I never asked the woman how her father died though the questions crossed my mind. I am not a paragon of tact at times. I thought about the practice of visiting graves, about the dedication it takes to make it a routine. Never in my life did I entertain the thought of voluntarily visiting a grave. I never imagined I’d visit a chapel — unless it was the fly-by-night sort that deals in quicky weddings — but that was exactly what I did at Holy Cross, sitting two feet from a mural of the Romans at the gate wondering if only for a fraction of a second how exactly all that Jesus business works. All I remembered from the bible classes of my childhood were the stories and how forgiveness was big.

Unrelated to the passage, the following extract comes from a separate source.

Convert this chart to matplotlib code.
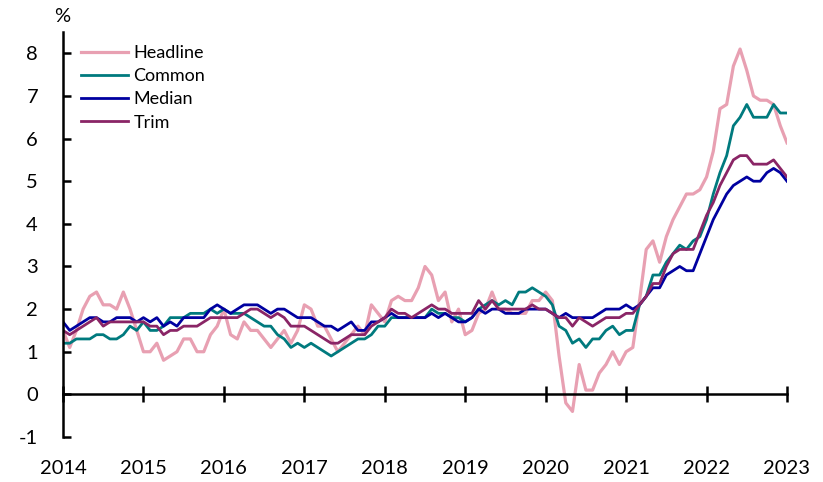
# Canada CPI: headline vs core measures, y/y % change, Jan 2014 - Jan 2023
import matplotlib.pyplot as plt
import numpy as np

plt.rcParams['font.family'] = ['Lato', 'DejaVu Sans']
plt.rcParams['axes.unicode_minus'] = False

headline = [1.5, 1.1, 1.5, 2.0, 2.3, 2.4, 2.1, 2.1, 2.0, 2.4, 2.0, 1.5,
            1.0, 1.0, 1.2, 0.8, 0.9, 1.0, 1.3, 1.3, 1.0, 1.0, 1.4, 1.6,
            2.0, 1.4, 1.3, 1.7, 1.5, 1.5, 1.3, 1.1, 1.3, 1.5, 1.2, 1.5,
            2.1, 2.0, 1.6, 1.6, 1.3, 1.0, 1.2, 1.4, 1.6, 1.4, 2.1, 1.9,
            1.7, 2.2, 2.3, 2.2, 2.2, 2.5, 3.0, 2.8, 2.2, 2.4, 1.7, 2.0,
            1.4, 1.5, 1.9, 2.0, 2.4, 2.0, 2.0, 1.9, 1.9, 1.9, 2.2, 2.2,
            2.4, 2.2, 0.9, -0.2, -0.4, 0.7, 0.1, 0.1, 0.5, 0.7, 1.0, 0.7,
            1.0, 1.1, 2.2, 3.4, 3.6, 3.1, 3.7, 4.1, 4.4, 4.7, 4.7, 4.8,
            5.1, 5.7, 6.7, 6.8, 7.7, 8.1, 7.6, 7.0, 6.9, 6.9, 6.8, 6.3,
            5.9]
common = [1.2, 1.2, 1.3, 1.3, 1.3, 1.4, 1.4, 1.3, 1.3, 1.4, 1.6, 1.5,
          1.7, 1.5, 1.5, 1.6, 1.8, 1.8, 1.8, 1.9, 1.9, 1.9, 2.0, 1.9,
          2.0, 1.9, 1.9, 1.9, 1.8, 1.7, 1.6, 1.6, 1.4, 1.3, 1.1, 1.2,
          1.1, 1.2, 1.1, 1.0, 0.9, 1.0, 1.1, 1.2, 1.3, 1.3, 1.4, 1.6,
          1.6, 1.8, 1.8, 1.8, 1.8, 1.8, 1.8, 2.0, 1.9, 1.9, 1.8, 1.8,
          1.7, 1.8, 2.0, 2.1, 2.2, 2.1, 2.2, 2.1, 2.4, 2.4, 2.5, 2.4,
          2.3, 2.1, 1.6, 1.5, 1.2, 1.3, 1.1, 1.3, 1.3, 1.5, 1.6, 1.4,
          1.5, 1.5, 2.1, 2.3, 2.8, 2.8, 3.1, 3.3, 3.5, 3.4, 3.6, 3.7,
          4.1, 4.7, 5.2, 5.6, 6.3, 6.5, 6.8, 6.5, 6.5, 6.5, 6.8, 6.6,
          6.6]
median = [1.7, 1.5, 1.6, 1.7, 1.8, 1.8, 1.7, 1.7, 1.8, 1.8, 1.8, 1.7,
          1.8, 1.7, 1.8, 1.6, 1.7, 1.6, 1.8, 1.8, 1.8, 1.8, 2.0, 2.1,
          2.0, 1.9, 2.0, 2.1, 2.1, 2.1, 2.0, 1.9, 2.0, 2.0, 1.9, 1.8,
          1.8, 1.8, 1.7, 1.6, 1.6, 1.5, 1.6, 1.7, 1.5, 1.5, 1.7, 1.7,
          1.8, 1.9, 1.8, 1.8, 1.8, 1.8, 1.8, 1.9, 1.8, 1.9, 1.8, 1.7,
          1.7, 1.8, 2.0, 1.9, 2.0, 2.0, 1.9, 1.9, 1.9, 2.0, 2.0, 2.0,
          2.0, 1.9, 1.8, 1.9, 1.8, 1.8, 1.8, 1.8, 1.9, 2.0, 2.0, 2.0,
          2.1, 2.0, 2.1, 2.3, 2.5, 2.5, 2.8, 2.9, 3.0, 2.9, 2.9, 3.3,
          3.7, 4.1, 4.4, 4.7, 4.9, 5.0, 5.1, 5.0, 5.0, 5.2, 5.3, 5.2,
          5.0]
trim = [1.5, 1.4, 1.5, 1.6, 1.7, 1.8, 1.6, 1.7, 1.7, 1.7, 1.7, 1.7,
        1.7, 1.6, 1.6, 1.4, 1.5, 1.5, 1.6, 1.6, 1.6, 1.7, 1.8, 1.8,
        1.8, 1.8, 1.8, 1.9, 2.0, 2.0, 1.9, 1.8, 1.9, 1.8, 1.6, 1.6,
        1.6, 1.5, 1.4, 1.3, 1.2, 1.2, 1.3, 1.4, 1.4, 1.4, 1.6, 1.7,
        1.8, 2.0, 1.9, 1.9, 1.8, 1.9, 2.0, 2.1, 2.0, 2.0, 1.9, 1.9,
        1.9, 1.9, 2.2, 2.0, 2.2, 2.0, 2.0, 2.0, 2.0, 2.0, 2.1, 2.0,
        2.0, 1.9, 1.8, 1.8, 1.6, 1.8, 1.7, 1.6, 1.7, 1.8, 1.8, 1.8,
        1.9, 1.9, 2.1, 2.3, 2.6, 2.6, 3.0, 3.3, 3.4, 3.4, 3.4, 3.8,
        4.2, 4.5, 4.9, 5.2, 5.5, 5.6, 5.6, 5.4, 5.4, 5.4, 5.5, 5.3,
        5.1]
years = list(range(2014, 2024))

months = 2014 + np.arange(len(headline)) / 12

fig = plt.figure(figsize=(8.23, 4.82), dpi=100)
ax = fig.add_axes([63 / 823, 45 / 482, 724 / 823, 405 / 482])

ax.plot(months, headline, color='#E8A0B2', lw=2.3, label='Headline')
ax.plot(months, common, color='#007A7E', lw=2.0, label='Common')
ax.plot(months, median, color='#0000A0', lw=2.0, label='Median')
ax.plot(months, trim, color='#8A2566', lw=2.0, label='Trim')

ax.set_xlim(2014, 2023)
ax.set_ylim(-1, 8.5)
ax.spines['top'].set_visible(False)
ax.spines['right'].set_visible(False)
ax.spines['bottom'].set_position(('data', 0))
ax.spines['left'].set_bounds(-1, 8.5)
for s in ['left', 'bottom']:
    ax.spines[s].set_linewidth(1.8)

ax.set_yticks(range(-1, 9))
ax.tick_params(axis='y', direction='in', length=6, width=1.8, labelsize=14.5, pad=18)
ax.set_xticks(years)
ax.tick_params(axis='x', direction='inout', length=12, width=1.8, labelbottom=False)
for yr in years:
    ax.text(yr, -0.077, str(yr), transform=ax.get_xaxis_transform(),
            ha='center', va='center', fontsize=14.5)

fig.text(62 / 823, 1 - 17 / 482, '%', ha='center', va='center', fontsize=14.5)

ax.legend(loc='upper left', bbox_to_anchor=(72 / 823, 1 - 36 / 482),
          bbox_transform=fig.transFigure, frameon=False, fontsize=13,
          handlelength=2.6, handletextpad=0.3, labelspacing=0.4, borderpad=0)

fig.savefig('out.png')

The woman painted my toenails a lime color and my spirits were lifted from the pampering for as a long as it took me to slog through the rush-hour traffic driving across the Golden Gate Bridge. I stared out over the gray water, at the boats that dotted the bay. The flow of cars ground to a halt. I glanced over to the passenger seat where a corner ofThe Catholic San Francisco stuck out from my handbag. I slid the newspaper out and placed it on the dashboard. One of the cards in the photograph started with the salutation “Dear Inmate.” What if my friend’s killer too ended up in San Quentin? I thought. For some other crime of course. My mind conjured up a shadowy figure sitting on a bunk, a pink construction-paper card pinched between his grizzled fingers. Suddenly the boot was on my neck once again.